The group of North Carolina senators on Wednesday plans to review proposed changes to the state’s process for evaluating criminal suspects for mental illness — the next step in the bill’s journey to becoming law.

The Senate Healthcare Committee is scheduled to discuss House Bill 1104, which attempts to shift some mental evaluations out of emergency departments and expand the number of people who can conduct them. The bill would also allow more North Carolinians who are under involuntary commitment orders to undergo mental health treatment outside of psychiatric facilities. 

The House passed the bill 100-10 earlier this month at the urging of state Rep. Tim Reeder, a Pitt County Republican and physician who wrote the legislation after holding multiple hearings on the state’s practices for treating criminal suspects who suffer from mental illness. 

Reeder and others in the House began reviewing the state’s laws after the August death of Iryna Zarutska, a 23-year-old Ukrainian who moved to Charlotte in 2022 and was fatally stabbed on a city train. DeCarlos Brown, the man charged in her death, was deemed incapable of proceeding following a mental evaluation.

The General Assembly in October approved a judicial reform package titled “Iryna’s Law,” an attempt to keep more suspects in custody while awaiting trial. Brown had been arrested multiple times prior to Zarutska’s death. 

However, legislators faced pushback for some of the new rules. For instance, hospital representatives took issue with a requirement for certain criminal defendants — who have undergone an involuntary commitment within three years of their arrest for a violent crime, or who judicial officials believe to be a danger to themselves or others — to be transported “to a hospital emergency department or other crisis facility” for a psychiatric evaluation. 
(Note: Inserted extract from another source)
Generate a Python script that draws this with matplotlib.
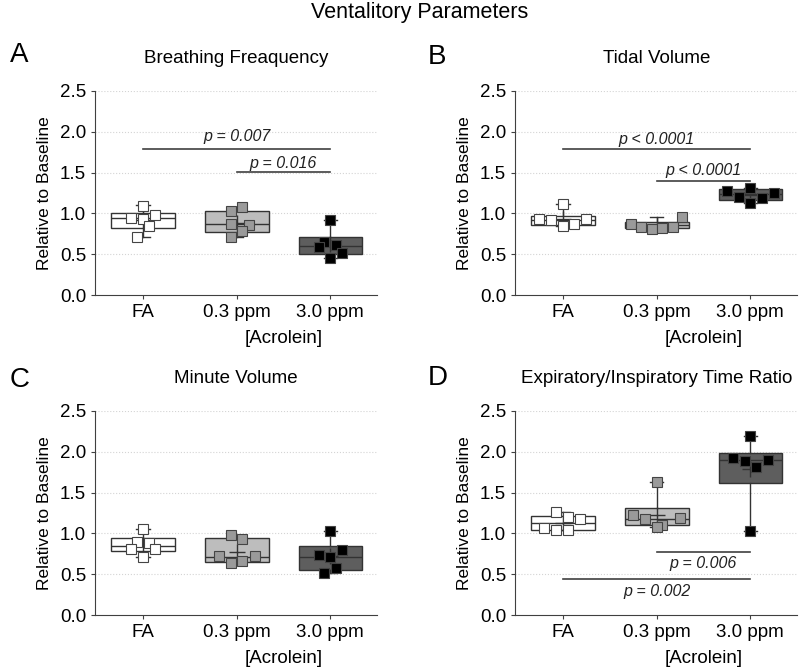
import numpy as np
import matplotlib
matplotlib.use("Agg")
import matplotlib.pyplot as plt

plt.rcParams["font.family"] = ["Liberation Sans", "DejaVu Sans"]

groups = ["FA", "0.3 ppm", "3.0 ppm"]

# Breathing frequency
bf_points = [[0.94, 1.09, 0.927, 0.977, 0.844, 0.714],
             [1.027, 1.073, 0.866, 0.862, 0.786, 0.714],
             [0.918, 0.652, 0.613, 0.519, 0.449, 0.592]]
bf_xoff = [[-0.13, 0, 0, 0.125, 0.06, -0.065],
           [-0.06, 0.06, -0.06, 0.13, 0.06, -0.06],
           [0, -0.065, 0.065, 0.125, 0, -0.125]]
bf_q1 = [0.816, 0.767, 0.498]
bf_med = [0.939, 0.865, 0.60]
bf_q3 = [1.007, 1.032, 0.714]
bf_lo = [0.714, 0.714, 0.449]
bf_hi = [1.098, 1.073, 0.918]
bf_pvals = [(0, 2, 1.795, "p = 0.007", 1.94), (1, 2, 1.51, "p = 0.016", 1.61)]

# Tidal volume
tv_points = [[1.114, 0.93, 0.918, 0.93, 0.848, 0.864],
             [0.866, 0.833, 0.812, 0.825, 0.833, 0.951],
             [1.276, 1.203, 1.317, 1.183, 1.253, 1.133]]
tv_xoff = [[0, -0.26, -0.13, 0.25, 0, 0.12],
           [-0.27, -0.17, -0.05, 0.06, 0.17, 0.27],
           [-0.25, -0.125, 0, 0.125, 0.25, 0]]
tv_q1 = [0.857, 0.824, 1.163]
tv_med = [0.918, 0.857, 1.236]
tv_q3 = [0.971, 0.89, 1.293]
tv_lo = [0.848, 0.812, 1.133]
tv_hi = [1.114, 0.951, 1.317]
tv_pvals = [(0, 2, 1.787, "p < 0.0001", 1.90), (1, 2, 1.40, "p < 0.0001", 1.52)]

# Minute volume
mv_points = [[1.049, 0.897, 0.885, 0.815, 0.803, 0.714],
             [0.979, 0.930, 0.722, 0.722, 0.632, 0.656],
             [1.028, 0.73, 0.71, 0.796, 0.571, 0.51]]
mv_xoff = [[0, -0.065, 0.06, -0.13, 0.125, 0],
           [-0.06, 0.06, -0.19, 0.2, -0.06, 0.06],
           [0, -0.125, 0, 0.125, 0.065, -0.065]]
mv_q1 = [0.783, 0.653, 0.551]
mv_med = [0.845, 0.714, 0.714]
mv_q3 = [0.938, 0.946, 0.848]
mv_lo = [0.714, 0.632, 0.51]
mv_hi = [1.049, 0.979, 1.028]
mv_pvals = []

# Expiratory / inspiratory time ratio
ei_points = [[1.265, 1.203, 1.18, 1.07, 1.04, 1.04],
             [1.632, 1.22, 1.175, 1.19, 1.10, 1.073],
             [2.19, 1.918, 1.889, 1.897, 1.81, 1.028]]
ei_xoff = [[-0.07, 0.055, 0.18, -0.2, -0.07, 0.055],
           [0, -0.25, -0.125, 0.25, 0.055, 0],
           [0, -0.185, -0.06, 0.19, 0.06, 0]]
ei_q1 = [1.04, 1.10, 1.62]
ei_med = [1.122, 1.175, 1.897]
ei_q3 = [1.216, 1.306, 1.991]
ei_lo = [1.04, 1.073, 1.028]
ei_hi = [1.265, 1.632, 2.19]
ei_pvals = [(1, 2, 0.775, "p = 0.006", 0.633), (0, 2, 0.445, "p = 0.002", 0.286)]

box_colors = ["white", "#bdbdbd", "#5e5e5e"]
point_colors = ["white", "#9a9a9a", "black"]
edge = "#333333"


def draw_panel(ax, title, points, xoff, q1, med, q3, lo, hi, pvals):
    stats = []
    for i in range(3):
        stats.append({"q1": q1[i], "med": med[i], "q3": q3[i],
                      "whislo": lo[i], "whishi": hi[i],
                      "mean": np.mean(points[i]), "fliers": []})
    bp = ax.bxp(stats, positions=[0, 1, 2], widths=0.68, patch_artist=True,
                showmeans=True, capwidths=0.14,
                boxprops=dict(edgecolor=edge, linewidth=1.0),
                medianprops=dict(color=edge, linewidth=1.0),
                whiskerprops=dict(color=edge, linewidth=1.0),
                capprops=dict(color=edge, linewidth=1.0),
                meanprops=dict(marker="+", markeredgecolor=edge, markersize=12,
                               markeredgewidth=1.0))
    for patch, c in zip(bp["boxes"], box_colors):
        patch.set_facecolor(c)
    for i in range(3):
        xs = i + np.array(xoff[i])
        ax.plot(xs, points[i], linestyle="none", marker="s", markersize=6.5,
                markerfacecolor=point_colors[i], markeredgecolor="#444444",
                markeredgewidth=0.8, zorder=5)

    for i, j, y, txt, ty in pvals:
        ax.plot([i, j], [y, y], color="#404040", linewidth=1.2)
        ax.text((i + j) / 2, ty, txt, style="italic", fontsize=11.5,
                ha="center", va="center", color="#222222")

    ax.set_xlim(-0.51, 2.5)
    ax.set_ylim(0, 2.5)
    ax.set_yticks([0, 0.5, 1.0, 1.5, 2.0, 2.5])
    ax.set_yticklabels(["0.0", "0.5", "1.0", "1.5", "2.0", "2.5"])
    ax.set_xticks([0, 1, 2])
    ax.set_xticklabels(groups)
    ax.tick_params(labelsize=13.5, length=3, color="#404040")
    for y in [0.5, 1.0, 1.5, 2.0, 2.5]:
        ax.axhline(y, color="#d4d4d4", linestyle=":", linewidth=0.8, zorder=0)
    ax.spines["top"].set_visible(False)
    ax.spines["right"].set_visible(False)
    ax.spines["left"].set_color("#404040")
    ax.spines["bottom"].set_color("#404040")
    ax.set_ylabel("Relative to Baseline", fontsize=12.5, labelpad=6)
    ax.set_xlabel("[Acrolein]", fontsize=13.5)
    ax.xaxis.set_label_coords(0.667, -0.17)
    ax.set_title(title, fontsize=13.5, pad=20)


fig = plt.figure(figsize=(8, 6.72), dpi=100)
w, h = 0.3525, 0.3036
axA = fig.add_axes([0.119, 0.561, w, h])
axB = fig.add_axes([0.644, 0.561, w, h])
axC = fig.add_axes([0.119, 0.0848, w, h])
axD = fig.add_axes([0.644, 0.0848, w, h])

draw_panel(axA, "Breathing Freaquency", bf_points, bf_xoff, bf_q1, bf_med, bf_q3, bf_lo, bf_hi, bf_pvals)
draw_panel(axB, "Tidal Volume", tv_points, tv_xoff, tv_q1, tv_med, tv_q3, tv_lo, tv_hi, tv_pvals)
draw_panel(axC, "Minute Volume", mv_points, mv_xoff, mv_q1, mv_med, mv_q3, mv_lo, mv_hi, mv_pvals)
draw_panel(axD, "Expiratory/Inspiratory Time Ratio", ei_points, ei_xoff, ei_q1, ei_med, ei_q3, ei_lo, ei_hi, ei_pvals)

fig.text(0.524, 0.981, "Ventalitory Parameters", fontsize=15.5, ha="center", va="center")
fig.text(0.012, 1 - 55 / 672, "A", fontsize=20, va="center")
fig.text(0.535, 1 - 57 / 672, "B", fontsize=20, va="center")
fig.text(0.012, 1 - 380 / 672, "C", fontsize=20, va="center")
fig.text(0.535, 1 - 378 / 672, "D", fontsize=20, va="center")

fig.savefig("out.png", dpi=100)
Hospital leaders said they don’t want the suspects evaluated in emergency departments, fearing they could endanger patients and hospital staff. Hospital leaders said the evaluations should be conducted in jails — a suggestion Reeder incorporated into his bill.

House Speaker Destin Hall, R-Caldwell, created a committee to review the state’s involuntary commitment laws and appointed Reeder cochair. Reeder has said the group has identified a number of ways to improve the system.

Hall has said Reeder’s bill “will make our state safer by keeping dangerous criminals with mental illnesses off the streets and getting them the care they need before they can harm others.”

Democratic opponents of the bill criticized it for not doing more to bolster the state’s psychiatric facilities: Broughton Hospital, Central Regional Hospital, and Cherry Hospital.

The bill calls on the Department of Health and Human Services — which runs the state’s mental hospitals — to study why it has staffing shortages. Democratic lawmakers have blamed the shortages on low pay and competition from the private sector, calling on Republican lawmakers to approve big pay increases.